Exercise instructions:
Quote from the first line below through the line that contains "const zip = (xs, ys)", both included, and leave the pictures out.

──────────

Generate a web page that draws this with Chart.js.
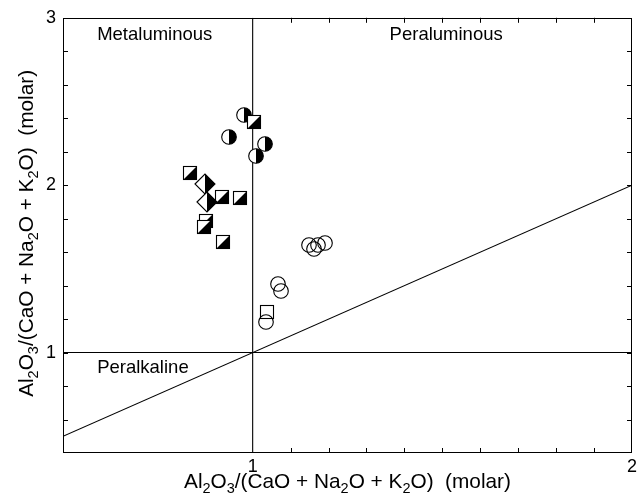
<!DOCTYPE html>
<html>
<head>
<meta charset="utf-8">
<script src="https://cdn.jsdelivr.net/npm/chart.js@4/dist/chart.umd.min.js"></script>
<style>
  html, body { margin: 0; padding: 0; background: #fff; }
  canvas { display: block; }
</style>
</head>
<body>
<canvas id="shand" width="643" height="502"></canvas>
<script>
// Shand's index: A/CNK (x) vs A/NK (y), molar ratios
const halfCircleX  = [0.976, 0.937, 1.032, 1.010];
const halfCircleY  = [2.417, 2.287, 2.248, 2.174];
const halfSquareX  = [1.003, 0.834, 0.920, 0.966, 0.878, 0.872, 0.922];
const halfSquareY  = [2.377, 2.074, 1.930, 1.921, 1.788, 1.752, 1.663];
const halfDiamondX = [0.875, 0.880];
const halfDiamondY = [2.006, 1.897];
const openCircleX  = [1.149, 1.162, 1.173, 1.190, 1.067, 1.076, 1.034];
const openCircleY  = [1.640, 1.616, 1.643, 1.657, 1.411, 1.365, 1.180];
const openSquareX  = [1.038];
const openSquareY  = [1.240];

// Field boundaries: A/CNK = 1, A/NK = 1 and A/NK = A/CNK
const xRange = [0.5, 2];
const yRange = [0.4, 3];
const acnkBoundary = 1;
const ankBoundary = 1;

// Axis ticks
const xTickLabels = [1, 2];
const yTickLabels = [1, 2, 3];
const xMinorTicks = [1.1, 1.2, 1.3, 1.4, 1.5, 1.6, 1.7, 1.8, 1.9];
const yMinorTicks = [0.6, 0.8, 1, 1.2, 1.4, 1.6, 1.8, 2, 2.2, 2.4, 2.6, 2.8];

// Field names and where they sit (left edge, vertical middle)
const fieldNames = ['Metaluminous', 'Peraluminous', 'Peralkaline'];
const fieldX = [0.590, 1.361, 0.590];
const fieldY = [2.895, 2.895, 0.908];

const FONT = '"Liberation Sans", Arial, Helvetica, sans-serif';

const zip = (xs, ys) => xs.map((x, i) => ({ x, y: ys[i] }));

// ---- symbol sprites -------------------------------------------------------
function sprite(size, draw) {
  const c = document.createElement('canvas');
  c.width = size; c.height = size;
  const g = c.getContext('2d');
  g.lineWidth = 1.1;
  g.strokeStyle = '#000';
  draw(g, size / 2);
  return c;
}
const R = 7.3;
const halfCircle = sprite(18, (g, m) => {
  g.beginPath(); g.arc(m, m, R, 0, Math.PI * 2); g.fillStyle = '#fff'; g.fill();
  g.beginPath(); g.moveTo(m, m - R); g.arc(m, m, R, -Math.PI / 2, Math.PI / 2); g.closePath();
  g.fillStyle = '#000'; g.fill();
  g.beginPath(); g.arc(m, m, R, 0, Math.PI * 2); g.stroke();
});
const halfSquare = sprite(16, (g, m) => {
  const a = 1.5, b = 14.5;
  g.fillStyle = '#fff'; g.fillRect(a, a, b - a, b - a);
  g.beginPath(); g.moveTo(b, a); g.lineTo(b, b); g.lineTo(a, b); g.closePath();
  g.fillStyle = '#000'; g.fill();
  g.strokeRect(a, a, b - a, b - a);
});
const halfDiamond = sprite(22, (g, m) => {
  const d = 10;
  g.beginPath(); g.moveTo(m - d, m); g.lineTo(m, m - d); g.lineTo(m + d, m); g.lineTo(m, m + d); g.closePath();
  g.fillStyle = '#fff'; g.fill();
  g.beginPath(); g.moveTo(m, m - d); g.lineTo(m + d, m); g.lineTo(m, m + d); g.closePath();
  g.fillStyle = '#000'; g.fill();
  g.beginPath(); g.moveTo(m - d, m); g.lineTo(m, m - d); g.lineTo(m + d, m); g.lineTo(m, m + d); g.closePath();
  g.stroke();
});
const openCircle = sprite(18, (g, m) => {
  g.beginPath(); g.arc(m, m, R, 0, Math.PI * 2); g.stroke();
});
const openSquare = sprite(16, (g, m) => {
  g.strokeRect(1.5, 1.5, 13, 13);
});

// ---- frame, inward ticks, field names and axis titles ---------------------
const axisTitle = [
  ['Al', 0], ['2', 1], ['O', 0], ['3', 1], ['/(CaO + Na', 0], ['2', 1],
  ['O + K', 0], ['2', 1], ['O)  (molar)', 0]
];
const TITLE_SIZE = 20.8, SUB_SIZE = 14.5, SUB_DROP = 5;

function drawRich(ctx, parts) {
  let total = 0;
  const widths = parts.map(([t, sub]) => {
    ctx.font = (sub ? SUB_SIZE : TITLE_SIZE) + 'px ' + FONT;
    const w = ctx.measureText(t).width; total += w; return w;
  });
  let x = -total / 2;
  parts.forEach(([t, sub], i) => {
    ctx.font = (sub ? SUB_SIZE : TITLE_SIZE) + 'px ' + FONT;
    ctx.fillText(t, x, sub ? SUB_DROP : 0);
    x += widths[i];
  });
}

const decorations = {
  id: 'decorations',
  beforeDatasetsDraw(chart) {
    // crisp symbol sprites
    chart.ctx.save();
    chart.ctx.imageSmoothingEnabled = false;
  },
  afterDatasetsDraw(chart) {
    chart.ctx.restore();
    const { ctx, chartArea: a, scales: { x, y } } = chart;
    ctx.save();
    ctx.strokeStyle = '#000';
    ctx.lineWidth = 1;
    // frame
    ctx.strokeRect(Math.round(a.left) + 0.5, Math.round(a.top) + 0.5,
      Math.round(a.right - a.left) - 1, Math.round(a.bottom - a.top) - 1);
    // inward ticks on all four sides
    const TL = 5;
    ctx.beginPath();
    xMinorTicks.forEach(v => {
      const px = Math.round(x.getPixelForValue(v)) + 0.5;
      ctx.moveTo(px, a.bottom); ctx.lineTo(px, a.bottom - TL);
      ctx.moveTo(px, a.top); ctx.lineTo(px, a.top + TL);
    });
    yMinorTicks.forEach(v => {
      const py = Math.round(y.getPixelForValue(v)) + 0.5;
      ctx.moveTo(a.left, py); ctx.lineTo(a.left + TL, py);
      ctx.moveTo(a.right, py); ctx.lineTo(a.right - TL, py);
    });
    ctx.stroke();

    // field names
    ctx.fillStyle = '#000';
    ctx.font = '18.5px ' + FONT;
    ctx.textAlign = 'left';
    ctx.textBaseline = 'middle';
    fieldNames.forEach((n, i) => {
      ctx.fillText(n, x.getPixelForValue(fieldX[i]), y.getPixelForValue(fieldY[i]));
    });

    // axis titles
    ctx.textBaseline = 'alphabetic';
    ctx.save();
    ctx.translate((a.left + a.right) / 2, 488);
    drawRich(ctx, axisTitle);
    ctx.restore();
    ctx.save();
    ctx.translate(33, (a.top + a.bottom) / 2 - 2);
    ctx.rotate(-Math.PI / 2);
    drawRich(ctx, axisTitle);
    ctx.restore();
    ctx.restore();
  }
};

const boundary = (pts) => ({
  data: pts, showLine: true, borderColor: '#000', borderWidth: 1.1,
  pointRadius: 0, pointHoverRadius: 0, fill: false, order: 10
});
const symbols = (pts, style) => ({
  data: pts, pointStyle: style, pointRadius: 8, showLine: false, order: 1
});

new Chart(document.getElementById('shand'), {
  type: 'scatter',
  data: {
    datasets: [
      symbols(zip(openSquareX, openSquareY), openSquare),
      symbols(zip(openCircleX, openCircleY), openCircle),
      symbols(zip(halfDiamondX, halfDiamondY), halfDiamond),
      symbols(zip(halfSquareX, halfSquareY), halfSquare),
      symbols(zip(halfCircleX, halfCircleY), halfCircle),
      boundary([{ x: acnkBoundary, y: yRange[0] }, { x: acnkBoundary, y: yRange[1] }]),
      boundary([{ x: xRange[0], y: ankBoundary }, { x: xRange[1], y: ankBoundary }]),
      boundary([{ x: xRange[0], y: xRange[0] }, { x: xRange[1], y: xRange[1] }])
    ]
  },
  options: {
    responsive: false,
    animation: false,
    devicePixelRatio: 1,
    layout: { padding: { top: 16, right: 11, left: 0, bottom: 0 } },
    plugins: { legend: { display: false }, tooltip: { enabled: false } },
    scales: {
      x: {
        type: 'linear', min: xRange[0], max: xRange[1],
        afterBuildTicks: s => { s.ticks = xTickLabels.map(v => ({ value: v })); },
        afterFit: s => { s.height = 49; },
        grid: { display: false, drawTicks: false },
        border: { display: false },
        ticks: { color: '#000', padding: 3, font: { family: FONT, size: 18 },
                 callback: v => String(v) }
      },
      y: {
        type: 'linear', min: yRange[0], max: yRange[1],
        afterBuildTicks: s => { s.ticks = yTickLabels.map(v => ({ value: v })); },
        afterFit: s => { s.width = 63; },
        grid: { display: false, drawTicks: false },
        border: { display: false },
        ticks: { color: '#000', padding: 7, font: { family: FONT, size: 18 },
                 callback: v => String(v) }
      }
    }
  },
  plugins: [decorations]
});
</script>
</body>
</html>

──────────

Result of this exercise:
Generate a web page that draws this with Chart.js.
<!DOCTYPE html>
<html>
<head>
<meta charset="utf-8">
<script src="https://cdn.jsdelivr.net/npm/chart.js@4/dist/chart.umd.min.js"></script>
<style>
  html, body { margin: 0; padding: 0; background: #fff; }
  canvas { display: block; }
</style>
</head>
<body>
<canvas id="shand" width="643" height="502"></canvas>
<script>
// Shand's index: A/CNK (x) vs A/NK (y), molar ratios
const halfCircleX  = [0.976, 0.937, 1.032, 1.010];
const halfCircleY  = [2.417, 2.287, 2.248, 2.174];
const halfSquareX  = [1.003, 0.834, 0.920, 0.966, 0.878, 0.872, 0.922];
const halfSquareY  = [2.377, 2.074, 1.930, 1.921, 1.788, 1.752, 1.663];
const halfDiamondX = [0.875, 0.880];
const halfDiamondY = [2.006, 1.897];
const openCircleX  = [1.149, 1.162, 1.173, 1.190, 1.067, 1.076, 1.034];
const openCircleY  = [1.640, 1.616, 1.643, 1.657, 1.411, 1.365, 1.180];
const openSquareX  = [1.038];
const openSquareY  = [1.240];

// Field boundaries: A/CNK = 1, A/NK = 1 and A/NK = A/CNK
const xRange = [0.5, 2];
const yRange = [0.4, 3];
const acnkBoundary = 1;
const ankBoundary = 1;

// Axis ticks
const xTickLabels = [1, 2];
const yTickLabels = [1, 2, 3];
const xMinorTicks = [1.1, 1.2, 1.3, 1.4, 1.5, 1.6, 1.7, 1.8, 1.9];
const yMinorTicks = [0.6, 0.8, 1, 1.2, 1.4, 1.6, 1.8, 2, 2.2, 2.4, 2.6, 2.8];

// Field names and where they sit (left edge, vertical middle)
const fieldNames = ['Metaluminous', 'Peraluminous', 'Peralkaline'];
const fieldX = [0.590, 1.361, 0.590];
const fieldY = [2.895, 2.895, 0.908];

const FONT = '"Liberation Sans", Arial, Helvetica, sans-serif';

const zip = (xs, ys) => xs.map((x, i) => ({ x, y: ys[i] }));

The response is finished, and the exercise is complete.